A small but telling moment from the Kobe Bryant media frenzy:
Earlier this week, Fox Sports Net's Southern California Sports Report told viewers that a Denver radio station had broadcast an unconfirmed report that Bryant had a previous relationship with his accuser in the Eagle County, Colo., rape case.
The TV picture went to split screen for an analysis by a New York-based legal-affairs expert who twice within half a minute referred to the radio report as "evidence."
Multiply that moment of imprecision and you can appreciate why the news media's handling of the case feels chaotic and contradictory.
Speculation is coursing through the Internet, sometimes making its way onto sports talk radio, where it hardens into fact as a 10-second news update. Competitive pressure between 24-hour cable TV sports and news outlets results in prolonged conjecture about the credibility of Bryant's accuser. Mainstream newspapers, torn between old standards and new fears of losing readers to broadcasters or cyberspace, are split over how much to tell readers about the accuser's past. Even a hallowed media policy -- withholding the names of victims of sexual assault -- is under fire in a few quarters.
Gaining unlikely respect
Coverage of the O.J. Simpson trial of the mid-'90s conferred newfound respectability on gossip tabloids such as the National Enquirer, which -- while sometimes paying for interviews -- broke stories that TV and daily newspapers felt obligated to follow. The line between tabloid and mainstream journalism has been blurred ever since.
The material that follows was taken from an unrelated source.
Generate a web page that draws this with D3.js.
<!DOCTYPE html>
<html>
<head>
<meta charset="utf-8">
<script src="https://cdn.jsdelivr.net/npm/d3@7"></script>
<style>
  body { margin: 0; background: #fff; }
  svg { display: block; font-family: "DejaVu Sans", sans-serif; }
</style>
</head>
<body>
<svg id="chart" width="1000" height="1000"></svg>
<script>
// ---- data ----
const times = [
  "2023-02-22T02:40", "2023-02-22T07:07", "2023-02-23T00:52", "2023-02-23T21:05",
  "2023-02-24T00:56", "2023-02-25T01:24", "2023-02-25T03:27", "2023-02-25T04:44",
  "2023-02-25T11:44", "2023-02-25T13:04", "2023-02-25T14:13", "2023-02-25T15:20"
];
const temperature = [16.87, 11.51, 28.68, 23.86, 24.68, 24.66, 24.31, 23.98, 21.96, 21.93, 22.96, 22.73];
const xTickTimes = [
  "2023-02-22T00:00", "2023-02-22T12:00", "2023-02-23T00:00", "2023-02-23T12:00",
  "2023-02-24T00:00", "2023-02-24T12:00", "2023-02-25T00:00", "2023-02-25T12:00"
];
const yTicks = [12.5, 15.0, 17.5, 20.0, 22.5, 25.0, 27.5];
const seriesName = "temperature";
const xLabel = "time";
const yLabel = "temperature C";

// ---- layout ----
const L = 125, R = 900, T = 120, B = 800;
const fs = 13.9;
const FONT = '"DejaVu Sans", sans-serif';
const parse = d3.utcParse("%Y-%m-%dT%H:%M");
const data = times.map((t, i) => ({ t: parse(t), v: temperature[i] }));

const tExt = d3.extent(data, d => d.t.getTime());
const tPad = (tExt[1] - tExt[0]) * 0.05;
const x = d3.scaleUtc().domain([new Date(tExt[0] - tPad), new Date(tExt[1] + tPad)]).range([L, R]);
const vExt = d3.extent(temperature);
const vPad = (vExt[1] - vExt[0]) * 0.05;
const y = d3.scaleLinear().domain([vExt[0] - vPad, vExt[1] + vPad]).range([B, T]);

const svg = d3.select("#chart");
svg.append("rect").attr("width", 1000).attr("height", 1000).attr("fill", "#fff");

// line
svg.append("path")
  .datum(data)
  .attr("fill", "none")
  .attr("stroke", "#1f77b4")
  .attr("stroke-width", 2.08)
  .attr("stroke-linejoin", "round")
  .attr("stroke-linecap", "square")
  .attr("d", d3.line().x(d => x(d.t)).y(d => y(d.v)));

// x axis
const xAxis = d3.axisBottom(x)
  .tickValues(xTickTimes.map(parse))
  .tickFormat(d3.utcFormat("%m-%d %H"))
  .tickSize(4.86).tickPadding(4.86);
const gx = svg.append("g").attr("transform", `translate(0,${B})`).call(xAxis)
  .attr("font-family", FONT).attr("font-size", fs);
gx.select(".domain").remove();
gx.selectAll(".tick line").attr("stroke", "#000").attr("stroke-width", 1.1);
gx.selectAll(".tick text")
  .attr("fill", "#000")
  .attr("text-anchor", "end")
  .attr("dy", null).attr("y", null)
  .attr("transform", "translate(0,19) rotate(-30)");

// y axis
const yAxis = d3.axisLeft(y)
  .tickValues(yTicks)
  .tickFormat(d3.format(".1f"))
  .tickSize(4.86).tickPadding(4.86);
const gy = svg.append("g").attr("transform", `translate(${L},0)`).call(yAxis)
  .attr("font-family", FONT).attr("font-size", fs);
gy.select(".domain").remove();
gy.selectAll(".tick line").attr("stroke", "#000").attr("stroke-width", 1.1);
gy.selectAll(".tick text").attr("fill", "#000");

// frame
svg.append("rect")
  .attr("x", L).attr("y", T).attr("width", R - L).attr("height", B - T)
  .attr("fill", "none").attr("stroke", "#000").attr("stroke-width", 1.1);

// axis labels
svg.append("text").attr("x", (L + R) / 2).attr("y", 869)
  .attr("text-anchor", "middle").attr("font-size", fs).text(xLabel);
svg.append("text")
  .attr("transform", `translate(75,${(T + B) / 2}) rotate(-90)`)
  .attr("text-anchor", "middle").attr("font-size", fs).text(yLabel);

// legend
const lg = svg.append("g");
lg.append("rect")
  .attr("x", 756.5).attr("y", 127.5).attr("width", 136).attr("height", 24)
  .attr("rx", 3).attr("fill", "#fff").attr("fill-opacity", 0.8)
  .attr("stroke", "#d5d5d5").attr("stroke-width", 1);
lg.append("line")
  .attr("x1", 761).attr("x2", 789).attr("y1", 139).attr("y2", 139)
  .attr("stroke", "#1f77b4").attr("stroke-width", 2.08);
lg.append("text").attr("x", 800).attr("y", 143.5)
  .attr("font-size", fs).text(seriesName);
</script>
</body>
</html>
In the Bryant case, the new player is the Internet.
There are about eight times as many North American Internet users -- more than 160 million -- as there were during the Simpson case. Their thirst for immediate information, and the determination of entrepreneurs to profit from it, has led to Web sites such as www.freekobe.com, where thousands argue the case and treat rumors about the 19-year-old accuser as though they were fact. (The Web site, which sells "Free Kobe" merchandise, boasts that it is making a financial donation to support "gender equity" in sports.) Existing sites such as www.sexcriminals.com run is-Kobe-guilty? polls. ("This is entertainment at its best!" one user recently e-mailed the site.)
For several days this week, other Web sites attracted considerable attention by publishing purported photographs and the name and e-mail address of Bryant's accuser. Then it turned out the sites had the wrong young woman -- an 18-year-old whose mother said she is an acquaintance of the accuser and has a similar first name and hair color. The family hired a lawyer to demand Web sites stop using the photos.
"The Kobe Bryant case may be a kind of watershed moment for the Internet," said media critic and historian Neal Gabler. "I'm just astonished by it."
Pressure from the Web
Gabler said pressure from the Internet is indirectly responsible for the way a wide variety of characterizations of Bryant's accuser have made their way into the mass media.
"The Internet has no editor, so everything gets out there. Then it gets picked up by talk radio, which also has no filtering system. Then that process puts pressure on more traditional news outlets, like local newspapers, to pick up the story because it's out there and people are talking about it," Gabler said. "These newspapers are in competitive situations. Once they pick it up, there is pressure on more responsible organizations to retail these rumors, if not publish them as fact."
Elements of a story
Layers of classic elements -- rich athlete, young woman, small town, mysterious liaison, betrayed wife, shocked parents, the specter of prison -- make the Bryant case irresistible. Numerous tabloid, television and conventional news media reporters have interviewed young people described as friends of the accuser in an attempt to examine her credibility--a process that mirrors what Bryant's defense team is expected to try to do in court once the case goes to trial.
However, these stories have painted a contradictory picture. (In an effort to mock these stories, an editorial cartoon in the weekly Vail, Colo., Trail a week ago showed a young woman telling a cluster of TV cameras: "It's from a reliable source. It's from the cousin of a friend whose niece is best friends with an acquaintance of a girl who knew someone in the same class as the victim.")
Gregory Moore, editor of the Denver Post, which has published numerous characterizations of the accuser by her friends, said his paper has "a more expansive view" of what is publishable than The Times. "Just as we've reported aggressively about Kobe, we want to give readers reasonable information" about the accuser. She filed a rape charge against a very prominent person; that person's life is open to scrutiny and, to a certain degree, hers is, too."